Figure scripts
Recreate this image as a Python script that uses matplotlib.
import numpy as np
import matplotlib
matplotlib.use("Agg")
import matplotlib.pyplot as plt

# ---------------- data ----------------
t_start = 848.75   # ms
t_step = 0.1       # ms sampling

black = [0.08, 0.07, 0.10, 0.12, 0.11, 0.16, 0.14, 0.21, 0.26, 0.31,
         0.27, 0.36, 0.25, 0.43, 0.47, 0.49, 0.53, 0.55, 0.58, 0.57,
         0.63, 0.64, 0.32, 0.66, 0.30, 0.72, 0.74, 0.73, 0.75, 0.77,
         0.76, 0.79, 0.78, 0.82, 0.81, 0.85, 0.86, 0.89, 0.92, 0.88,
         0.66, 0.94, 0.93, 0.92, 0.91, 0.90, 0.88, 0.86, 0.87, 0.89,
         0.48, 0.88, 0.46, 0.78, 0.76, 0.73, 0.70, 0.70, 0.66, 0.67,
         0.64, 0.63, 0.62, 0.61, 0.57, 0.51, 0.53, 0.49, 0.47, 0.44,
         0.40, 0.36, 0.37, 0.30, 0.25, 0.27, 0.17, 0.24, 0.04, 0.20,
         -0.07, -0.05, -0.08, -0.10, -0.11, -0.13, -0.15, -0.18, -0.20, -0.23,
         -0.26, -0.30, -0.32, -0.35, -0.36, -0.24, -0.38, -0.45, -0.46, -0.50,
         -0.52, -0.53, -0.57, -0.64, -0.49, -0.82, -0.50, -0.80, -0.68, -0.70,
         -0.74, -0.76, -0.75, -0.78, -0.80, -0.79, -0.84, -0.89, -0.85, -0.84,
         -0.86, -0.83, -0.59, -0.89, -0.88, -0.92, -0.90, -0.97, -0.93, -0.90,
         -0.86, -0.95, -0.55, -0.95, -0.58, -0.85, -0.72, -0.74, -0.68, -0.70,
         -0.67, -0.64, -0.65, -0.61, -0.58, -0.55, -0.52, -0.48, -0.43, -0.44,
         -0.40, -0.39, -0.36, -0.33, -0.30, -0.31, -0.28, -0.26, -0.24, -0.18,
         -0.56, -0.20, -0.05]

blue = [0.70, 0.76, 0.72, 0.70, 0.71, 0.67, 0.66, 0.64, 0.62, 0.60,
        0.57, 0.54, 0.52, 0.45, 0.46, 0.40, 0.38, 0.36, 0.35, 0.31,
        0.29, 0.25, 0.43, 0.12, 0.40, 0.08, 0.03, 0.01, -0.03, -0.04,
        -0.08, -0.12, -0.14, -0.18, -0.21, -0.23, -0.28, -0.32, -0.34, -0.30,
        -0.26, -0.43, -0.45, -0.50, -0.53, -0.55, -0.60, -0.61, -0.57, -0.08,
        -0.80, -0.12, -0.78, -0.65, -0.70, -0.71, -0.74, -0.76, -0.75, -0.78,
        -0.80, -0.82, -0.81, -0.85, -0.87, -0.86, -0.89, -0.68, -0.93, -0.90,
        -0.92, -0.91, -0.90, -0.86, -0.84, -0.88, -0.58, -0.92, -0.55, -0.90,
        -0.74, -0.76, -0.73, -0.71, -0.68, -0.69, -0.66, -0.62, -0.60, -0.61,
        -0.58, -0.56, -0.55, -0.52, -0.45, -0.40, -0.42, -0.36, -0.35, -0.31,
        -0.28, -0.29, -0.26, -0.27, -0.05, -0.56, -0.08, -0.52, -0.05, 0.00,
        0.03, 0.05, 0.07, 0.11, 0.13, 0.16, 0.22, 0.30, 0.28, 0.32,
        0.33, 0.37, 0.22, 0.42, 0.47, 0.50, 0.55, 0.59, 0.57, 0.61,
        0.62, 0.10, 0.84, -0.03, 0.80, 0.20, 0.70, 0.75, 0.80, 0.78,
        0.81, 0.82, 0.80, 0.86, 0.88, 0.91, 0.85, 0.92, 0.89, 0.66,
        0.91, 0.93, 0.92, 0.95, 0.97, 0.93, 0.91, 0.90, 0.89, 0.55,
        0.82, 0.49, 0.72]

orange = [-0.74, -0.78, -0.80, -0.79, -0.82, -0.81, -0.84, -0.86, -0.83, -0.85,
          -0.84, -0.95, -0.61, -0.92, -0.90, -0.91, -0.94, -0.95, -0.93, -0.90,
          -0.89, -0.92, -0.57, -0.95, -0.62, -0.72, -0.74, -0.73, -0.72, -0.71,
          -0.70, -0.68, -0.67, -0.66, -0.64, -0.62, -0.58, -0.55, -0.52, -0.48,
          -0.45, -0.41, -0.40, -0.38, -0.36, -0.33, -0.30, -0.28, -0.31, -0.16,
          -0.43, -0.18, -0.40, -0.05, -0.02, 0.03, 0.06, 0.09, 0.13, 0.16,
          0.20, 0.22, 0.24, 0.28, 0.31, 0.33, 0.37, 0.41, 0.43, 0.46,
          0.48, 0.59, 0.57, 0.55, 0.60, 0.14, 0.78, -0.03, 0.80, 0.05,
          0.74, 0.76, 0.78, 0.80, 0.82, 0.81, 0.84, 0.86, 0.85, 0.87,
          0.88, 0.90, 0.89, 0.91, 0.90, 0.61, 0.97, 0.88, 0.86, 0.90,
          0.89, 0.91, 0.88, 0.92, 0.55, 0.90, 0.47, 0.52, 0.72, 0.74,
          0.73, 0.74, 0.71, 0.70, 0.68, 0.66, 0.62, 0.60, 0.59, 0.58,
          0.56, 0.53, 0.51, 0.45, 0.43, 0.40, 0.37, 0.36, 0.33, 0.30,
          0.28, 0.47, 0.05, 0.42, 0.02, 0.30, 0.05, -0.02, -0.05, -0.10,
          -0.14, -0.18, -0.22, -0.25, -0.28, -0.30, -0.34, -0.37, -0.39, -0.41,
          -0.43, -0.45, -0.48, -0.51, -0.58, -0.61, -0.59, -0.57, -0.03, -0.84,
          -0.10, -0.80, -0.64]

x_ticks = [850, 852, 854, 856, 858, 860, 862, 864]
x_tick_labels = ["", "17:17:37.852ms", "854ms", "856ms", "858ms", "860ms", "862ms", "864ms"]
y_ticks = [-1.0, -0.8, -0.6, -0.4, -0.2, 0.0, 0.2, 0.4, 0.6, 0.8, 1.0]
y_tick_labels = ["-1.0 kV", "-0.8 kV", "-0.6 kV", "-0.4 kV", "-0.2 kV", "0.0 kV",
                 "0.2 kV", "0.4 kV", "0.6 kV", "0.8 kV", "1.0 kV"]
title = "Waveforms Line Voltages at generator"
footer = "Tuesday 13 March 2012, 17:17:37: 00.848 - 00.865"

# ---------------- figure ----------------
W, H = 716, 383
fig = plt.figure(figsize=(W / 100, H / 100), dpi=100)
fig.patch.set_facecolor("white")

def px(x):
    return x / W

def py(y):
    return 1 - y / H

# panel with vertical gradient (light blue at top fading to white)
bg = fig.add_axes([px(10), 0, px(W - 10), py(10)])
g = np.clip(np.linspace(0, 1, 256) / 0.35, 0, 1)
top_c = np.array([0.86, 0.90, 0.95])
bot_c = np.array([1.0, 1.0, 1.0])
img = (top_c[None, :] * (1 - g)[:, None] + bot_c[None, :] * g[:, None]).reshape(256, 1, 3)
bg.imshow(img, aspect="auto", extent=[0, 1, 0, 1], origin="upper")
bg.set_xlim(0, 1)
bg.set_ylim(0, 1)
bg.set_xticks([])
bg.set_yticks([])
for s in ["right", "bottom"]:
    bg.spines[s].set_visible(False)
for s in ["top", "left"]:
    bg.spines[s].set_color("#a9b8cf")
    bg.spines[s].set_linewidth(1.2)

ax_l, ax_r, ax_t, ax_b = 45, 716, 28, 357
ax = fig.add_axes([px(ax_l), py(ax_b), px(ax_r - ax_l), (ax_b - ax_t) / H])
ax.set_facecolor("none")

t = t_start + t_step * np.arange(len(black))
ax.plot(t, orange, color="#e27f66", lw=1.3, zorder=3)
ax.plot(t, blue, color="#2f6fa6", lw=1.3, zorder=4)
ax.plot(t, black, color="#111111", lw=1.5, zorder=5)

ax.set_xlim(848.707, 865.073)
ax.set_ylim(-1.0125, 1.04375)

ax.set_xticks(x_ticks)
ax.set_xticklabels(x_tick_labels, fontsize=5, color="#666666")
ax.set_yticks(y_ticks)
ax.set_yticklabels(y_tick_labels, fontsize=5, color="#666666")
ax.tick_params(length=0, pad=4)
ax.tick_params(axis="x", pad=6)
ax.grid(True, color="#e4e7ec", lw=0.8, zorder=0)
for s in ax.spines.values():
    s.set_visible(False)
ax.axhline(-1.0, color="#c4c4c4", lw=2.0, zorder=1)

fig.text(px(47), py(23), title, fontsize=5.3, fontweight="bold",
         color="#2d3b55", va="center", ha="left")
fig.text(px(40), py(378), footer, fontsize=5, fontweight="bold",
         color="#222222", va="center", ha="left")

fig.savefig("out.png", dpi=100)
* * *
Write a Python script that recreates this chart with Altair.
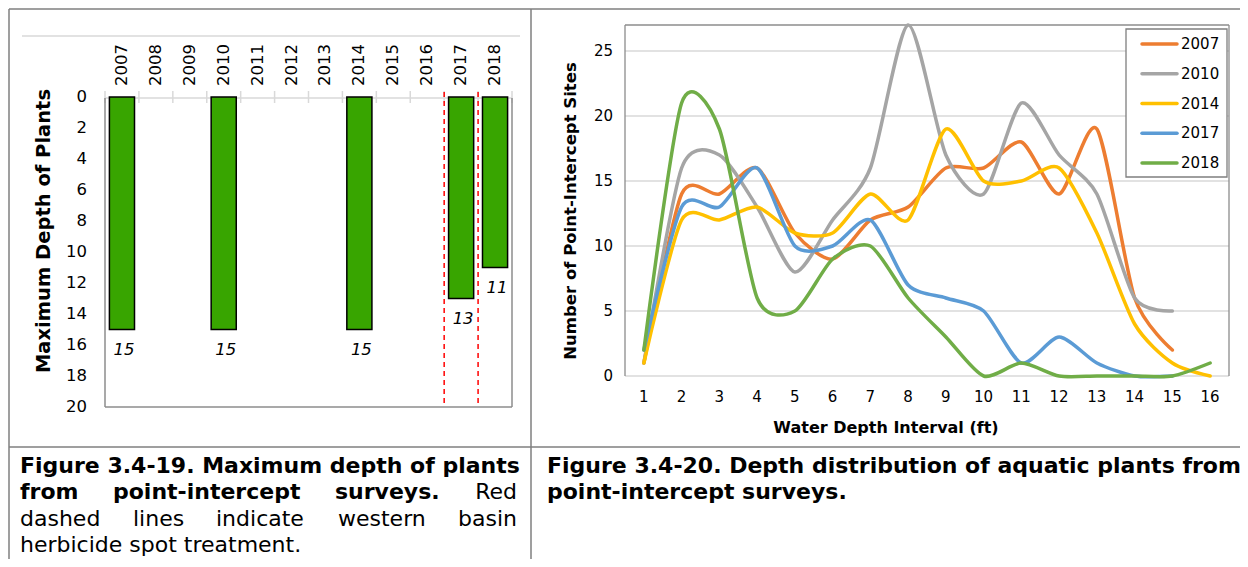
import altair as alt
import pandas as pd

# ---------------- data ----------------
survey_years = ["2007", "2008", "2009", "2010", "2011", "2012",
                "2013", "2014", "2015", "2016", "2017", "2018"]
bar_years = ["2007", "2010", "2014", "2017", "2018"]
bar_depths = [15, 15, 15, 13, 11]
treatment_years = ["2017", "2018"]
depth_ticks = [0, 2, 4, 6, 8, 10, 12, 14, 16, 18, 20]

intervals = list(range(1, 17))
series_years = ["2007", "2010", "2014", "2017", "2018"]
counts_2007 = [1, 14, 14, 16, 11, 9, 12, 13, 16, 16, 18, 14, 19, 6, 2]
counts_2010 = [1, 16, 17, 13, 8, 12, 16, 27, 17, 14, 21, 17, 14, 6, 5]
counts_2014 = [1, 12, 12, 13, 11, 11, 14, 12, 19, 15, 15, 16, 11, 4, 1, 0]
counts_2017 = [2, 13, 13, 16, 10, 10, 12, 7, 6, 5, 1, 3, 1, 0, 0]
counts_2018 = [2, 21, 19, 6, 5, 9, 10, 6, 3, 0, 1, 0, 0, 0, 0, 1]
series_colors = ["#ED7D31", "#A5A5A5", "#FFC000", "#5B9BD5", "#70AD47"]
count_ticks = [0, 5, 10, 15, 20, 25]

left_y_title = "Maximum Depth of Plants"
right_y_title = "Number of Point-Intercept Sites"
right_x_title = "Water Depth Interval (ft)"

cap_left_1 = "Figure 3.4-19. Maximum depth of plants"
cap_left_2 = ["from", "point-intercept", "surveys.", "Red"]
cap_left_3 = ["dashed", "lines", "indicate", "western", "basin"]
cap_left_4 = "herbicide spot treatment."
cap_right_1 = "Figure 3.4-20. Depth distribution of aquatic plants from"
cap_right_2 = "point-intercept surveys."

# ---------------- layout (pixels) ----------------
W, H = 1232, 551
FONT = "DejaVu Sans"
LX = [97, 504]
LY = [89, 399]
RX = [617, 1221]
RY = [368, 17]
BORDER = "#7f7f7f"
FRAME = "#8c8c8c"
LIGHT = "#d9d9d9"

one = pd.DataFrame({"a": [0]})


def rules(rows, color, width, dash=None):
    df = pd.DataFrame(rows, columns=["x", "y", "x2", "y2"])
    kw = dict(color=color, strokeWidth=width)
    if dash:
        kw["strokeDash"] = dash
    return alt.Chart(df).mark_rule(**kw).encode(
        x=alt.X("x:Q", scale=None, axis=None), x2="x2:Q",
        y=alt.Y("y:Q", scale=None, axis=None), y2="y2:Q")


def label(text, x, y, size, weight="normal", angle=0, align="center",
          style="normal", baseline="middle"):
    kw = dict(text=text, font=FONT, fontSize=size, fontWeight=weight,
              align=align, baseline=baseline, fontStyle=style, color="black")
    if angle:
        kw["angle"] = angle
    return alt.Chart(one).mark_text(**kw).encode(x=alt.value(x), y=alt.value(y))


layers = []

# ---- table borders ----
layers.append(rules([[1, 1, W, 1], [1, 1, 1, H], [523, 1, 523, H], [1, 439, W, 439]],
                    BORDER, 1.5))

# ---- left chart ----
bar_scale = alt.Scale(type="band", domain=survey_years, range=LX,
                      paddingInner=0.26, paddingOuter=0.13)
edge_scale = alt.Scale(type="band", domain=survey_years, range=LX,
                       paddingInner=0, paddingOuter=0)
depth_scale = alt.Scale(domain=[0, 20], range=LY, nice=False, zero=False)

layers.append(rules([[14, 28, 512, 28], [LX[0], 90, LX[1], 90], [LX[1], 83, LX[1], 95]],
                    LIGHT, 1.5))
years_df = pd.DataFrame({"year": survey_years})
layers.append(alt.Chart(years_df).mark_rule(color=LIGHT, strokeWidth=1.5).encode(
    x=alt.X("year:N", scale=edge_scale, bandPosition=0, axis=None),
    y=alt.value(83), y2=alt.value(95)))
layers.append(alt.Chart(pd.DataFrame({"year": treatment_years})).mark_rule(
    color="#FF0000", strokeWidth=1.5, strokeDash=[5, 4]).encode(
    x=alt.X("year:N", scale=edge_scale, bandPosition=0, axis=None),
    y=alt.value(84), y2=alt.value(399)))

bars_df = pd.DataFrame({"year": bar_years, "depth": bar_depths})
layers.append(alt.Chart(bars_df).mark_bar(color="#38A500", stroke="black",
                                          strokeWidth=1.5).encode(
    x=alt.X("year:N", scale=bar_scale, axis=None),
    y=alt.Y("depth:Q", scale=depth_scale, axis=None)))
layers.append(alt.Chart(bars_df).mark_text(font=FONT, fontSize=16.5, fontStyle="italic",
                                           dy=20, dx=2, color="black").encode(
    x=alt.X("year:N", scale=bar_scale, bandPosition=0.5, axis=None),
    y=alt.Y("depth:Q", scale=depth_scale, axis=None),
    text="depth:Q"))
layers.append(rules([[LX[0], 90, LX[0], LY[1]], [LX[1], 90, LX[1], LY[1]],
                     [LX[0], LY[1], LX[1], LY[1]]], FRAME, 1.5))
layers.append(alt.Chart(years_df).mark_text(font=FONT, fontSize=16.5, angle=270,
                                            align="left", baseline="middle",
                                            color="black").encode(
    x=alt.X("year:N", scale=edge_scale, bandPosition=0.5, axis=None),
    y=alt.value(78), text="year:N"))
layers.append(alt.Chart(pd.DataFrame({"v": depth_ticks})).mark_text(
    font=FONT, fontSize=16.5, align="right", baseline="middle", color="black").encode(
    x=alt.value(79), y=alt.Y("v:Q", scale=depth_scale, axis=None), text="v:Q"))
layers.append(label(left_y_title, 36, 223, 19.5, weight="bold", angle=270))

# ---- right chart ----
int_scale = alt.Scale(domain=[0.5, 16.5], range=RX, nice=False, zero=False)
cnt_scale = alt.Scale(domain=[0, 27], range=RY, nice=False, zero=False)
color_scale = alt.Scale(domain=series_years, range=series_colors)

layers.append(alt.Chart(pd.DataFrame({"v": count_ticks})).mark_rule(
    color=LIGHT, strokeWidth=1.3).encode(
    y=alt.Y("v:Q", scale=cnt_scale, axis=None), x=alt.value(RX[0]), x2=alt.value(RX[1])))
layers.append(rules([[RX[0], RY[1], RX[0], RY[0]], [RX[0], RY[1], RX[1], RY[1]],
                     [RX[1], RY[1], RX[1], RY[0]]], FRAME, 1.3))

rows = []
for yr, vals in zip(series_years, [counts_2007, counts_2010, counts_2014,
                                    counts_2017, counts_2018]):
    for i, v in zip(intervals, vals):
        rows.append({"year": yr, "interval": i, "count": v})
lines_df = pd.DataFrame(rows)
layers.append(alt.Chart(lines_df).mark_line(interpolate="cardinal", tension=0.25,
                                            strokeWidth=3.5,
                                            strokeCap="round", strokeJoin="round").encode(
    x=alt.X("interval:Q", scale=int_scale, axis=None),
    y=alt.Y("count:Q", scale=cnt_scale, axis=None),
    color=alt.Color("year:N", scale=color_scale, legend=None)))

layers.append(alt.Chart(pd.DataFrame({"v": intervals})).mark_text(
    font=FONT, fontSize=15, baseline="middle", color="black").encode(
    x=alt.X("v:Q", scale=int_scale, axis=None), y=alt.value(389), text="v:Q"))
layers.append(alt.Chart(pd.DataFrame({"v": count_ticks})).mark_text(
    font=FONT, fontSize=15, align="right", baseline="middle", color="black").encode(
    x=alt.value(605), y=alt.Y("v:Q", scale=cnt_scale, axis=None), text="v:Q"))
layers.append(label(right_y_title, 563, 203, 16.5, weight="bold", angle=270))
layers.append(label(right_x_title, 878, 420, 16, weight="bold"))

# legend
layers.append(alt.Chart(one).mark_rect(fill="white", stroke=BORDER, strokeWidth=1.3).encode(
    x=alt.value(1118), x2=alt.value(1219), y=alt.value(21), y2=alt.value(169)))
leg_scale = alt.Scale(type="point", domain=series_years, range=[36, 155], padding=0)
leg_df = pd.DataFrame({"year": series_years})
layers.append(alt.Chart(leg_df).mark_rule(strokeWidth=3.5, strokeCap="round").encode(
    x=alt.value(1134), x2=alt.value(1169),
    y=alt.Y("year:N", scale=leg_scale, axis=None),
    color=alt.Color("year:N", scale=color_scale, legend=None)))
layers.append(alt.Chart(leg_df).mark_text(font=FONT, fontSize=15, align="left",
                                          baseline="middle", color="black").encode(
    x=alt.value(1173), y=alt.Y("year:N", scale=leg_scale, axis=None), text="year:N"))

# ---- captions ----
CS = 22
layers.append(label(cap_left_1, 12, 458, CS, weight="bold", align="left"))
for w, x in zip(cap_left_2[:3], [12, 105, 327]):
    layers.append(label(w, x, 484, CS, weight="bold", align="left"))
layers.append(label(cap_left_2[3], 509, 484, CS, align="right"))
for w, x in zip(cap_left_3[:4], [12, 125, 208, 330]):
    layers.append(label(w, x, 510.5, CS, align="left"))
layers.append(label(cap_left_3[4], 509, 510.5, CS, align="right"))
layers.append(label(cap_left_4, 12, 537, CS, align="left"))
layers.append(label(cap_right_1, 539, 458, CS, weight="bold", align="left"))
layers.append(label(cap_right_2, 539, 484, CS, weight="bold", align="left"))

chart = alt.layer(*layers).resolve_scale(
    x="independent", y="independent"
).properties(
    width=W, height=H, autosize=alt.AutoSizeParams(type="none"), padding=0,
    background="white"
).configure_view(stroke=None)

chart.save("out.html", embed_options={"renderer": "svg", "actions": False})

WORK TO DO
Exactly as they appear, write out the lines from the one containing "Write a Python" down to the one containing "16, 18, 20]", both included. Pictures are left out.

SOLUTION FOR THIS PROBLEM
Write a Python script that recreates this chart with Altair.
import altair as alt
import pandas as pd

# ---------------- data ----------------
survey_years = ["2007", "2008", "2009", "2010", "2011", "2012",
                "2013", "2014", "2015", "2016", "2017", "2018"]
bar_years = ["2007", "2010", "2014", "2017", "2018"]
bar_depths = [15, 15, 15, 13, 11]
treatment_years = ["2017", "2018"]
depth_ticks = [0, 2, 4, 6, 8, 10, 12, 14, 16, 18, 20]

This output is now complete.